Start of Records supplied

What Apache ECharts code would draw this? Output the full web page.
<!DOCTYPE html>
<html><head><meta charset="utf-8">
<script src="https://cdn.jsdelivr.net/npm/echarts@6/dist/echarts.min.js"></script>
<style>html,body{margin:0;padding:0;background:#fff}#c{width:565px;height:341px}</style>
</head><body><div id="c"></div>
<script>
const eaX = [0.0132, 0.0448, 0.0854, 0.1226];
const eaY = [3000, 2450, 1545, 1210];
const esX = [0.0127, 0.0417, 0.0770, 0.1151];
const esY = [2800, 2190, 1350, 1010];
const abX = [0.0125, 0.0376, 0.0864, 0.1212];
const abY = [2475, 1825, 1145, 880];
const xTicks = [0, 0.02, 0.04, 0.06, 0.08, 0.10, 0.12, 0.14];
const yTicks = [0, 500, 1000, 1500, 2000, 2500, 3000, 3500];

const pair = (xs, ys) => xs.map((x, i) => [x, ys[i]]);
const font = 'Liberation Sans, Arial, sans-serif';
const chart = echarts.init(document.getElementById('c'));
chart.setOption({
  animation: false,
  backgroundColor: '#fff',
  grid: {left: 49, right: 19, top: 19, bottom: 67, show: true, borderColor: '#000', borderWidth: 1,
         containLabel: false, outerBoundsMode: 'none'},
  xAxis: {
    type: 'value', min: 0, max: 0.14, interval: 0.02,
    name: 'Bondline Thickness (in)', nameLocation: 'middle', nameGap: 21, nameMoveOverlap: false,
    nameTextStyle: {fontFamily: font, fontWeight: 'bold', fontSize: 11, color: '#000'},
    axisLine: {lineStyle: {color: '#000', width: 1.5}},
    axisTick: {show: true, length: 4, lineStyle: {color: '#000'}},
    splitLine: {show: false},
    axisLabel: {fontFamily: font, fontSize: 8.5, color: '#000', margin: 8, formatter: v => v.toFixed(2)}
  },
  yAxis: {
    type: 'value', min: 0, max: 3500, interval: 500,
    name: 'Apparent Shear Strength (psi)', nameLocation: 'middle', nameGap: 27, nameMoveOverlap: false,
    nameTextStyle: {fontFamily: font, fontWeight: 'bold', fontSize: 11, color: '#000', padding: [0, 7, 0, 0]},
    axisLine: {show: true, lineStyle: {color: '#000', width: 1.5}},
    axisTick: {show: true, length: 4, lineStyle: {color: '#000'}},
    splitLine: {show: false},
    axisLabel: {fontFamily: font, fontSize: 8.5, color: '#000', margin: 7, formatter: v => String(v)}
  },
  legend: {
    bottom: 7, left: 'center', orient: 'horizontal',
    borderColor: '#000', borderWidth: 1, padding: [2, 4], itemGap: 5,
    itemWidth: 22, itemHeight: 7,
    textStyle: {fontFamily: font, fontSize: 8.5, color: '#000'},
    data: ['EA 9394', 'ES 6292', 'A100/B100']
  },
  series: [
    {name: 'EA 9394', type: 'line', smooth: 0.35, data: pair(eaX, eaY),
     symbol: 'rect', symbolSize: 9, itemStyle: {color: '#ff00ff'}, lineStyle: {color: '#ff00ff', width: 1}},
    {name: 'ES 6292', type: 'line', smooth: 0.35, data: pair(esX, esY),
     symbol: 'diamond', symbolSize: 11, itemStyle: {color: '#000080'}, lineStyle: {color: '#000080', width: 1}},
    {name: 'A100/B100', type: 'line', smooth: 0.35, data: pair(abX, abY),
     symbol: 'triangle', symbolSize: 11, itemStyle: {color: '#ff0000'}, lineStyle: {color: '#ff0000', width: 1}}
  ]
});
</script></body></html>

End of Records supplied
Start of Records supplied

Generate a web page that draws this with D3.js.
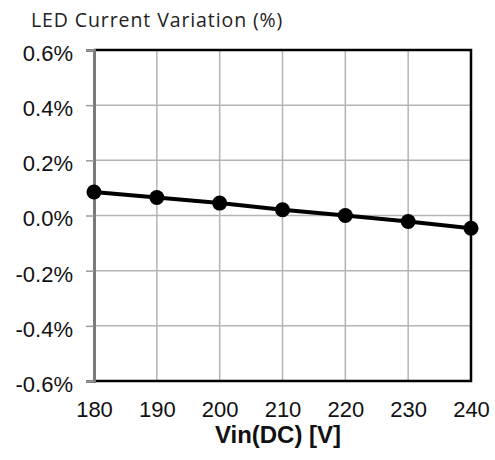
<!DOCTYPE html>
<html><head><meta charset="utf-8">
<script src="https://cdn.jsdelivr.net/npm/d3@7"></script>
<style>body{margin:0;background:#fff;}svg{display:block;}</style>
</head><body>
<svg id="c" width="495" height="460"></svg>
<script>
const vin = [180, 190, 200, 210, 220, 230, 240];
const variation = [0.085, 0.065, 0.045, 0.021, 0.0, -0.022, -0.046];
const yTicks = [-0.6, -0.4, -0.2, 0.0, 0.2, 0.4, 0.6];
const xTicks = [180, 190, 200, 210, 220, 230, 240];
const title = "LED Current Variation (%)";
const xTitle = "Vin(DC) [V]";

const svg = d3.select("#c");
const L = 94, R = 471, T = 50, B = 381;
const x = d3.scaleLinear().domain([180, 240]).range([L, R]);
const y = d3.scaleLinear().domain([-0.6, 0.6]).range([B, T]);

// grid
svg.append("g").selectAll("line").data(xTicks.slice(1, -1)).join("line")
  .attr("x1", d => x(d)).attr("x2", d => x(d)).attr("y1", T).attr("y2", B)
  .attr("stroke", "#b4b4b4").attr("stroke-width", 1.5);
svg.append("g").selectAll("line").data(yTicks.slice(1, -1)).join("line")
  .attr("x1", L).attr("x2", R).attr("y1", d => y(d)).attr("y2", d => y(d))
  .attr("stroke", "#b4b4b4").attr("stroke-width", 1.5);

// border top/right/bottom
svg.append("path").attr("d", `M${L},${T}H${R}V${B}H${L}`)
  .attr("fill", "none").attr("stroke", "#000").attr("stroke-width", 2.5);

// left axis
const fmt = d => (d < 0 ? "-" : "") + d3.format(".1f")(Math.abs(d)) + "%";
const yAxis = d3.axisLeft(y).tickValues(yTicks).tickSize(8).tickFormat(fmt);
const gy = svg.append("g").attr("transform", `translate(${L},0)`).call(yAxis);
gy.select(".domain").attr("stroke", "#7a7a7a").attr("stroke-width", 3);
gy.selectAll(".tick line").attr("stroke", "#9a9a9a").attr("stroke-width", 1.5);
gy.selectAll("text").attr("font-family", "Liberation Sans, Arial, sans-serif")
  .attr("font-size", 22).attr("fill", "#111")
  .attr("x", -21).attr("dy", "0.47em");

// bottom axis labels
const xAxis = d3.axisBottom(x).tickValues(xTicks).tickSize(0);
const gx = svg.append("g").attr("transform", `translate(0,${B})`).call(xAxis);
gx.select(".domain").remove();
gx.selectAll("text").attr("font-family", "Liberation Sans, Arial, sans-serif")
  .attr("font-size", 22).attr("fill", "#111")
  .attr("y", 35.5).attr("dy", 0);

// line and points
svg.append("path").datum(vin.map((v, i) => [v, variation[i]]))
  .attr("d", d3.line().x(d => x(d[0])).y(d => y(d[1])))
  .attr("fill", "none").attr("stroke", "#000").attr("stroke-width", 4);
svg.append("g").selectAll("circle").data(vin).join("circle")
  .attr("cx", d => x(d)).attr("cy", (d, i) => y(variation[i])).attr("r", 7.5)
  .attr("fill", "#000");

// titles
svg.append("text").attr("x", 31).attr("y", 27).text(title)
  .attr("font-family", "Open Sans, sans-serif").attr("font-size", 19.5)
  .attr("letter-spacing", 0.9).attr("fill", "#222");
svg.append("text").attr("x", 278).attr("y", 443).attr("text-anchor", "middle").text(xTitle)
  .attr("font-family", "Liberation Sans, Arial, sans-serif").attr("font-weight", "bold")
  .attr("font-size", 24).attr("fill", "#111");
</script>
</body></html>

End of Records supplied
Start of Records supplied

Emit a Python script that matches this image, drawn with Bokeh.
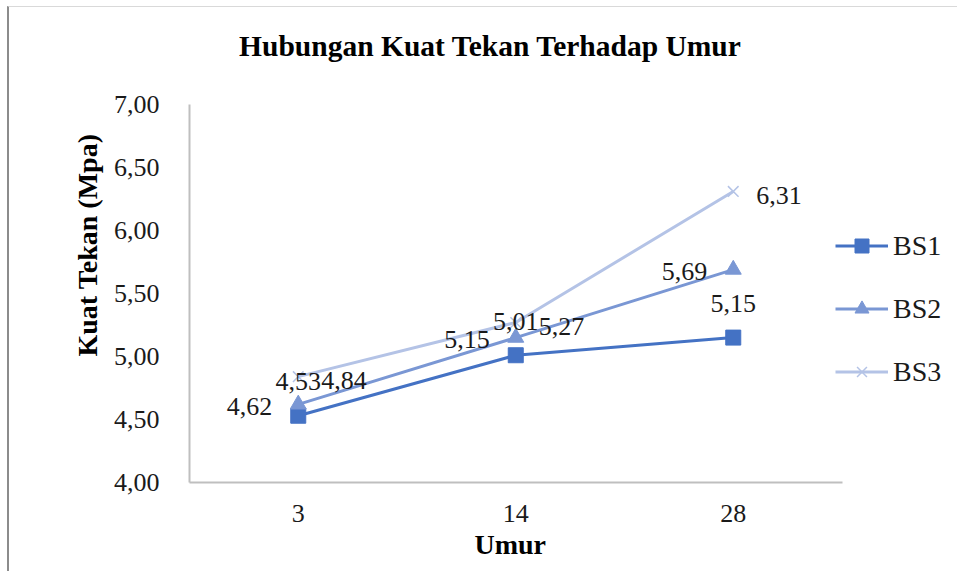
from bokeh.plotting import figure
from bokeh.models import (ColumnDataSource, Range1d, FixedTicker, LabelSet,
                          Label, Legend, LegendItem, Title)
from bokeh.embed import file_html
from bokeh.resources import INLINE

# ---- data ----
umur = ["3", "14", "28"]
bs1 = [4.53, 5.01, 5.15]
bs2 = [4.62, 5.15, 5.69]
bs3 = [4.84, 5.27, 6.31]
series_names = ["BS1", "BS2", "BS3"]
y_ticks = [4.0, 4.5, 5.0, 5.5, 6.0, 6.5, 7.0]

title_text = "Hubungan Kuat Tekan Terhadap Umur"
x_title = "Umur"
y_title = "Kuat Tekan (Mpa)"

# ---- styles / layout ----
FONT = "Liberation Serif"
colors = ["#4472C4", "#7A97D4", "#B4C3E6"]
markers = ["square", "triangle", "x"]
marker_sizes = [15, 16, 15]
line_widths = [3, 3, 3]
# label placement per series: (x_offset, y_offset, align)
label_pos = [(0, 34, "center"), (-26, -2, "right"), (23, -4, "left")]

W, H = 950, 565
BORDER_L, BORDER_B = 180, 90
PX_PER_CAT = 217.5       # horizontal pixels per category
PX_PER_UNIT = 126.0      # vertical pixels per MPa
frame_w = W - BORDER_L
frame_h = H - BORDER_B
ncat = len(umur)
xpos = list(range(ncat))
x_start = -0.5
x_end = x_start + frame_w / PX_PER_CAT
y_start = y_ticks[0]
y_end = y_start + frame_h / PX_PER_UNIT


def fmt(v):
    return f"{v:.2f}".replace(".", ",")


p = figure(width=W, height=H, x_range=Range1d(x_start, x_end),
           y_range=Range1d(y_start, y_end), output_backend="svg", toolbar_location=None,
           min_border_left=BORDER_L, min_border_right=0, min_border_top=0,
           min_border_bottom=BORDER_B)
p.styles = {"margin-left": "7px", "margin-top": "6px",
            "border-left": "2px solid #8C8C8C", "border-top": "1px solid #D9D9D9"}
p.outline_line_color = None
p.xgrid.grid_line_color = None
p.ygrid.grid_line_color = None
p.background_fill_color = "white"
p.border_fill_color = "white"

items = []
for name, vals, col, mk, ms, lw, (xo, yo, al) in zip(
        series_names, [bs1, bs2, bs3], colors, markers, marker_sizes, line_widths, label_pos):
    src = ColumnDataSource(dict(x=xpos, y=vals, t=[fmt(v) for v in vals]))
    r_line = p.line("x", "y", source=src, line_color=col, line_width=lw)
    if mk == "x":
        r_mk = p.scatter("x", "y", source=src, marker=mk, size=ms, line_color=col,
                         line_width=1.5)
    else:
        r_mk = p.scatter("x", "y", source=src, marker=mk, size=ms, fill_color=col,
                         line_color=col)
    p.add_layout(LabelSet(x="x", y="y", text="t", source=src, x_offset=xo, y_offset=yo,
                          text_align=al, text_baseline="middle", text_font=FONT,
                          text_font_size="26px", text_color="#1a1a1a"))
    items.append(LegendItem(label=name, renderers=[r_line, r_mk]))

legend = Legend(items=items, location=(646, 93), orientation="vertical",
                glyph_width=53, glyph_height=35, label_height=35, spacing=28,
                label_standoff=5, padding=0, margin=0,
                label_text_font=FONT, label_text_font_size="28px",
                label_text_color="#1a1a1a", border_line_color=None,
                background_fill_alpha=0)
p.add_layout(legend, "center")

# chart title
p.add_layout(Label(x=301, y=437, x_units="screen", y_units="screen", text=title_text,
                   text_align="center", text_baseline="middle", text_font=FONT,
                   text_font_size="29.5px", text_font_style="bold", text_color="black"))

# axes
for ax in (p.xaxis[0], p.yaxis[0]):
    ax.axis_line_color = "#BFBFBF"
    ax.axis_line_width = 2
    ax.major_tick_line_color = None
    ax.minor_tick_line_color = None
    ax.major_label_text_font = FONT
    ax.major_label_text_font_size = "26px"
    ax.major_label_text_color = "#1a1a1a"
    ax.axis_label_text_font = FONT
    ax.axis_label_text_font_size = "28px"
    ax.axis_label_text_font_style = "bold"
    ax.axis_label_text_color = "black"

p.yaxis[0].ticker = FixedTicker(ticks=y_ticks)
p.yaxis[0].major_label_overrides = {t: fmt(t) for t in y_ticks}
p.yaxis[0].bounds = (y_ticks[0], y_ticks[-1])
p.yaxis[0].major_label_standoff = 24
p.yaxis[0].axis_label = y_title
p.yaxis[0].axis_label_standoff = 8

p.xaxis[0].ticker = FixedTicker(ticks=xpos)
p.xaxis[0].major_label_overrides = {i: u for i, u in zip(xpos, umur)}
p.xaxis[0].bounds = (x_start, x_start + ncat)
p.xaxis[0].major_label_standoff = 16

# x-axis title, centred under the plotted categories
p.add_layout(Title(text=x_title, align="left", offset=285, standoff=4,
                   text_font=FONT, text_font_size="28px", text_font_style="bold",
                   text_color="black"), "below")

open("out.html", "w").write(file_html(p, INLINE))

End of Records supplied

◆ What you need to do
Pull out all lines from the entries above in which the word "script" appears.

◆ Answer to the task
<script src="https://cdn.jsdelivr.net/npm/echarts@6/dist/echarts.min.js"></script>
<script>
</script></body></html>
<script src="https://cdn.jsdelivr.net/npm/d3@7"></script>
<script>
</script>
Emit a Python script that matches this image, drawn with Bokeh.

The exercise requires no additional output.